Enquanto me picavam as pernas com uma agulha, olhavam-me nos olhos, à
espera de uma reação de dor. Mas ela não aparecia. Não doía. Não sentia. Se não
estivesse a olhar para os movimentos daquela agulha, diria que nada estava a
acontecer.
Ainda hoje me lembro do cheiro da sala fria das urgências. Dos apitos das
máquinas que me rodeavam. E da mão calçada com uma luva azul que me libertou dos
fios que me ligaram durante 5 horas a uma delas. Já não era preciso, porque eu tinha
acordado.
Doía-me a cabeça como não sabia que podia doer. O corpo pedia algo para
comer, mas o estômago rejeitava tudo o que lá entrava. O meu cérebro
esforçava-se por comunicar pelos canais certos, mas as vias tinha sido
trocadas. E, algumas delas, soubemos mais tarde, cortadas.

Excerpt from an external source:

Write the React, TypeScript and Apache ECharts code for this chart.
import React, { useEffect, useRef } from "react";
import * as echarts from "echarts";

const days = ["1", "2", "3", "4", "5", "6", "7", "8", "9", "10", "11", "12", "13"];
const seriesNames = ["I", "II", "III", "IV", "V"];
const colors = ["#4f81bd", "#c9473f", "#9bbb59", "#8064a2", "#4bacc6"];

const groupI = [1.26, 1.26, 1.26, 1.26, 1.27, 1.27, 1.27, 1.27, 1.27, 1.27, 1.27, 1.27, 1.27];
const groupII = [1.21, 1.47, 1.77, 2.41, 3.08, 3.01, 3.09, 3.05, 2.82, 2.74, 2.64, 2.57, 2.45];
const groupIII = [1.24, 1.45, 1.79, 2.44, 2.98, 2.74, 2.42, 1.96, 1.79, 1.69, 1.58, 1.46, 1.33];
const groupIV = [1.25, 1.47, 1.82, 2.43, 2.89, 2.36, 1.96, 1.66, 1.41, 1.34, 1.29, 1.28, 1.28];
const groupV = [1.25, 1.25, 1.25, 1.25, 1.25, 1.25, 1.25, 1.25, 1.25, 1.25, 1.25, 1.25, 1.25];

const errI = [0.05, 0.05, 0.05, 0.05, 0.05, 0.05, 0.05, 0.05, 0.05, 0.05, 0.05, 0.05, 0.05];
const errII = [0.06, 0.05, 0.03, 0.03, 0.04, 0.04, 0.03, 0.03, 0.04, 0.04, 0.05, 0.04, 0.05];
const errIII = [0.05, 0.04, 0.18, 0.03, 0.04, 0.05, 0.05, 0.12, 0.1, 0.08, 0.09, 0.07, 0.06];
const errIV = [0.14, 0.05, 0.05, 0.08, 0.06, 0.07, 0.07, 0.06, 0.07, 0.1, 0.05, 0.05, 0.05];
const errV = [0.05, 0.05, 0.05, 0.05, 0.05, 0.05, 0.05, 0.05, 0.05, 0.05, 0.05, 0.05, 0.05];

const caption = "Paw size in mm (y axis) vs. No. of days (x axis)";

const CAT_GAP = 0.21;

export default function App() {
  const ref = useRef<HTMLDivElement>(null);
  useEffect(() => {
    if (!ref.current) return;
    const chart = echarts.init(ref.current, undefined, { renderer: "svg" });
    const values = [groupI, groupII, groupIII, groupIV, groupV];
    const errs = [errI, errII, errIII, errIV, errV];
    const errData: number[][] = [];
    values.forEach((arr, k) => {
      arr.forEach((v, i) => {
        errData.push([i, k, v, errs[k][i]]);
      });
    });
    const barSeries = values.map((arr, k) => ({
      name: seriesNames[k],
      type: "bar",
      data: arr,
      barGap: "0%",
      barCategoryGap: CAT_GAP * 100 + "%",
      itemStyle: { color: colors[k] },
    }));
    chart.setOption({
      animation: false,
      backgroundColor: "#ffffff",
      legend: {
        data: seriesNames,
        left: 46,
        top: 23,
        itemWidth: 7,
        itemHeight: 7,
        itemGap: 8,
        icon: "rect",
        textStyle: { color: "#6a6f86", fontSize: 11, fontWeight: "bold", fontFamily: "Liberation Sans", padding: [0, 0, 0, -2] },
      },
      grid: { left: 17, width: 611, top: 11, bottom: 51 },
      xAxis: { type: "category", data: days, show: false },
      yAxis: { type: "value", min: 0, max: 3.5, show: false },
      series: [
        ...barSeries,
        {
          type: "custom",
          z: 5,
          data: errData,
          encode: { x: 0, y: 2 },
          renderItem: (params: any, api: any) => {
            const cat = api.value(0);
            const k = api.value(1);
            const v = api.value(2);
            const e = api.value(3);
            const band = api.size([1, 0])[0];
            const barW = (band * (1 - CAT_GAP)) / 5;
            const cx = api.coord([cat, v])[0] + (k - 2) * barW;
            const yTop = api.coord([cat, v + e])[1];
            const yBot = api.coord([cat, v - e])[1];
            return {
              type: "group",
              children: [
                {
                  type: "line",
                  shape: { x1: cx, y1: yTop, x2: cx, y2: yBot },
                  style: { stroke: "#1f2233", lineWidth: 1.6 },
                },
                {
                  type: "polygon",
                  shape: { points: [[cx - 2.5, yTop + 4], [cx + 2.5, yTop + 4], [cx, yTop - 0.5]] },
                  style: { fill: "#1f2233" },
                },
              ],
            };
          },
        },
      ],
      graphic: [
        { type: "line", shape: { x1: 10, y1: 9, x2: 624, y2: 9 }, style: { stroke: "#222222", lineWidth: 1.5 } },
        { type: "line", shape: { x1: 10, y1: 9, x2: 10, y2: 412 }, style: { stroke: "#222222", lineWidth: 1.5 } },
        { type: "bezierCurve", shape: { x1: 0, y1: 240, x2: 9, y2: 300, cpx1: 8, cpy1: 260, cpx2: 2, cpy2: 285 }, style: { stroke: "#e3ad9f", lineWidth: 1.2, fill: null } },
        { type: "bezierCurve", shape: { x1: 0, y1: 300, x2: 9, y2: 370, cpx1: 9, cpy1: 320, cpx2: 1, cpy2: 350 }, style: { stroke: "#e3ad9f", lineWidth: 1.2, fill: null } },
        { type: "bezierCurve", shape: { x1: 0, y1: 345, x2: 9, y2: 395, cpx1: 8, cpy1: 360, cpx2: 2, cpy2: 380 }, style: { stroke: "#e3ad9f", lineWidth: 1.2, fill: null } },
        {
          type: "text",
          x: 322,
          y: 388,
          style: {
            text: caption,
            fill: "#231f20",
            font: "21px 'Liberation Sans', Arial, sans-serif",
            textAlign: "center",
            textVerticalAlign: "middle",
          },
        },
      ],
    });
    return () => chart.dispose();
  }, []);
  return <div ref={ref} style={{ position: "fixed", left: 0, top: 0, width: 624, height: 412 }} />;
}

Os médicos que rodeavam a minha cama falavam baixinho, como se não
quisessem que eu ouvisse o pânico deles, pelo desconhecido. Nunca tinham tido
um caso destes nas mãos. Quem era exposto a monóxido de carbono raramente tinha a sorte de lhes chegar vivo às mãos, quanto mais vivo mas sem sentir
metade do corpo. E agora?
Nos dias que se seguiram, o Hospital de Santa Maria foi pequeno para
receber quem me quis dar a mão. Se lhes fechavam uma porta, rapidamente descobriam outra, e tomavam de assalto o meu
quarto. A certa altura a ordem foi “deixem entrar, não há muito a fazer.”
Lembro-me da Marta, uma
colega baixinha mas arrebitada, a barrar a entrada da sala onde eu deveria ir
fazer os Potenciais Evocados
Somatossensitivos, um exame que analisava a atividade nervosa que as minhas pernas deveriam transportar até ao
cérebro – as coisas que eu aprendi! “Para onde é que a levam”, dizia ela, de
braços abertos entre a porta, não deixando ninguém passar.

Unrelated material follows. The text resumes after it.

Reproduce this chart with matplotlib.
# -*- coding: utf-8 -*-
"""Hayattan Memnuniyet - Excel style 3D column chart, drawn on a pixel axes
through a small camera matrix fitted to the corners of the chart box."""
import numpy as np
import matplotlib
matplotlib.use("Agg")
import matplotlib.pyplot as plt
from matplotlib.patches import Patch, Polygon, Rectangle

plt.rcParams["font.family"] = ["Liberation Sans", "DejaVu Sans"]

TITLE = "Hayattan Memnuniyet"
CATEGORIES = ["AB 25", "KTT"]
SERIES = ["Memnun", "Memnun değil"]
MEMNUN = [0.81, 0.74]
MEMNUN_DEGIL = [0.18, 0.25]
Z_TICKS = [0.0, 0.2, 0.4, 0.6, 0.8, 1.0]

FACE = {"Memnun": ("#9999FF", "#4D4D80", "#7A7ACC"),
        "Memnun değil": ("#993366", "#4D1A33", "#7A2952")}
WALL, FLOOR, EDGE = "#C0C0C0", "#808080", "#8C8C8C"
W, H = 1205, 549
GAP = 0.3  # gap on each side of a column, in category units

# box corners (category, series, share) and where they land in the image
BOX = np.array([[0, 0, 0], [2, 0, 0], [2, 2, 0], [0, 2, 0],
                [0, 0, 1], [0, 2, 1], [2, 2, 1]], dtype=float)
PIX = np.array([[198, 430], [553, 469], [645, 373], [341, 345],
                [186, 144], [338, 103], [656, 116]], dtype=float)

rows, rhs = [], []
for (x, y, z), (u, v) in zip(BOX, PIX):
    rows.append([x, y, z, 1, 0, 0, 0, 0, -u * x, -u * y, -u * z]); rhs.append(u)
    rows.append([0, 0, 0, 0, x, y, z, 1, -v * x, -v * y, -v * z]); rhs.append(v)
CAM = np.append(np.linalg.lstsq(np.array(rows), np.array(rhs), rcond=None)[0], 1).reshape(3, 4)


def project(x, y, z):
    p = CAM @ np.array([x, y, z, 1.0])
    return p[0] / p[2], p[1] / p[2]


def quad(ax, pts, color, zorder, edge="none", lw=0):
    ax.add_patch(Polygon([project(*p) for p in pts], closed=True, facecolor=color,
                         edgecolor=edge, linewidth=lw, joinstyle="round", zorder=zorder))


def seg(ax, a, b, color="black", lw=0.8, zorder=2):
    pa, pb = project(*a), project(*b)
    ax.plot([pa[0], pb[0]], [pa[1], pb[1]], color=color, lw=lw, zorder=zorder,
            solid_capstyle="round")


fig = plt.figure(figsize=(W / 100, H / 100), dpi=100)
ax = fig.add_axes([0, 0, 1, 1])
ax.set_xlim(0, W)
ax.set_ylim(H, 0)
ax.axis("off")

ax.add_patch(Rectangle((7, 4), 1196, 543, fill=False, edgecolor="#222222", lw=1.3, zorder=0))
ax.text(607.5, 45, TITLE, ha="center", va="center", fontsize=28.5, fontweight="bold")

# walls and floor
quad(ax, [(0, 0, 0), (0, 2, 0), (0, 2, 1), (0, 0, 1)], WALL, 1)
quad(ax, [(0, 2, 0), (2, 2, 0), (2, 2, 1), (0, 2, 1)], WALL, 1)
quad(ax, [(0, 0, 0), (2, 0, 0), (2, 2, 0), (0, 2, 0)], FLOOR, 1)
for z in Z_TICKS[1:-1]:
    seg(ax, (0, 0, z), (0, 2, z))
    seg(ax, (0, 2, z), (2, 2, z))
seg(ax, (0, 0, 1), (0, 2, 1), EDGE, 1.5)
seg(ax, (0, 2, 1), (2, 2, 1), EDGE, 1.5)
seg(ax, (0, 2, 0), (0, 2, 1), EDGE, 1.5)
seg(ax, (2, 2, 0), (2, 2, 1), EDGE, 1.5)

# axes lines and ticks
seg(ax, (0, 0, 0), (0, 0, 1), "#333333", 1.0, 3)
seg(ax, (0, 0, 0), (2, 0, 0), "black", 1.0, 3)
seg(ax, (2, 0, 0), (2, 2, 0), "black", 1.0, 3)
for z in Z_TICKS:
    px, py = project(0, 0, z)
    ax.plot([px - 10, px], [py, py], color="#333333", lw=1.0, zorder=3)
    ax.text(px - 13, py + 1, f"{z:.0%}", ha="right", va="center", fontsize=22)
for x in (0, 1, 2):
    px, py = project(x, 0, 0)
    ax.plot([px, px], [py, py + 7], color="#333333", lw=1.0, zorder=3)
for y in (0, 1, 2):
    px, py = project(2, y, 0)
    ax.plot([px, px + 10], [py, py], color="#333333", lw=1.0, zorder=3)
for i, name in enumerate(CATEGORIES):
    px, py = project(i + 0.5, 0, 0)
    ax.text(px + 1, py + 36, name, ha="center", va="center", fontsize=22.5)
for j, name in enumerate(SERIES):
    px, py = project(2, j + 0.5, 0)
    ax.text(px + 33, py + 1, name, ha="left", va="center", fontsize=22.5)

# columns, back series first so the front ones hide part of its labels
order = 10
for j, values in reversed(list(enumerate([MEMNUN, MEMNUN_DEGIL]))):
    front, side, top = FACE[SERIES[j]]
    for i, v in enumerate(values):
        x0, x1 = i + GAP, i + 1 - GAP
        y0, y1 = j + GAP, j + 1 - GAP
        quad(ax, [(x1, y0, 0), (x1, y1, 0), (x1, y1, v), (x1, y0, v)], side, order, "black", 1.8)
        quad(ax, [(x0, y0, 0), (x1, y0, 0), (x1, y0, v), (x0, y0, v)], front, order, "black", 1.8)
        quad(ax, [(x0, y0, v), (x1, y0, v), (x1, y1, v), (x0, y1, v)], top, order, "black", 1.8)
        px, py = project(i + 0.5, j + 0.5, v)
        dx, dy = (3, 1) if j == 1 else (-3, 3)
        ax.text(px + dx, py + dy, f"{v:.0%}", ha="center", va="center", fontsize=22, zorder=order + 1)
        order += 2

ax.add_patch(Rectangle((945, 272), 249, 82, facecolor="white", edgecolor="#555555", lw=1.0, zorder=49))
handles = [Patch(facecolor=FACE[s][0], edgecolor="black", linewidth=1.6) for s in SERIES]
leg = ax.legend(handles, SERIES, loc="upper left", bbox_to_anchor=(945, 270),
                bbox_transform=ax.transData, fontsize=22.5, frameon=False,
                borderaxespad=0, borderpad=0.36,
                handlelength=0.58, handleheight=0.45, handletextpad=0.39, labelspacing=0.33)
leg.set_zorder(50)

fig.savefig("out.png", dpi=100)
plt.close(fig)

Foram 45 dias de internamento e dalí saí formalmente
com uma lesão medular devido a intoxicação por monóxido de carbono. Paraplégica.
Passaria a ser este o diagnóstico para algo tão simples como “não sinto as
pernas”.
Algures entre as 17 e as 18 horas daquele dia frio de março, 5 horas depois
de um sono profundo, foi o despertar para uma vida que, a partir dali, ia ser
diferente. Não necessariamente pior, queria acreditar, mas claramente
diferente.
Com 15 anos, a realidade tinha passado a ser outra, e era preciso perceber
e aceitar isso. Acima de tudo aceitar, porque perceber exigiria – sem eu saber
na altura – alguns anos de experiência em cima.
Ontem, 11 de março de 2017, às 17 horas, estava em cima de um palco a partilhar
esta história.
O convite tinha chegado uns dias antes através da presidente da Vida Ama-me,
uma associação que tem como objetivo ajudar as pessoas a tomarem consciência do
que lhes vai por dentro, para serem mais felizes. Seria um dia com várias
atividades e dedicado essencialmente às mulheres.
Teria 20 minutos para contar como tudo se passou. O que não seria um
problema, tendo em conta que já o tinha feito outras vezes. Mas seria a 1ª que acertava
no mesmo dia em que tudo começou.
Escolhi começar às 17 horas. Este
seria o gancho.
Terminei com um “mais do que a celebrar o Dia da Mulher, estou aqui a celebrar
a vida. Porque esta cadeira entrou na minha faz hoje 26 anos. E há 26
anos, precisamente por esta hora, estava a acordar do coma para uma vida nova.
Acima de tudo, para uma nova forma de a encarar."
Talvez nem tenham reparado que a minha voz cedeu por segundos, mas ainda
consegui fechar com um “obrigada a todos, e sejam felizes”.
As palmas chegaram de pé, os abraços foram apertados.
Senti-me, mais uma vez,
uma mulher cheia de sorte. E com ainda maior certeza de que nada me fará voltar
para trás. Só se for para tomar balanço.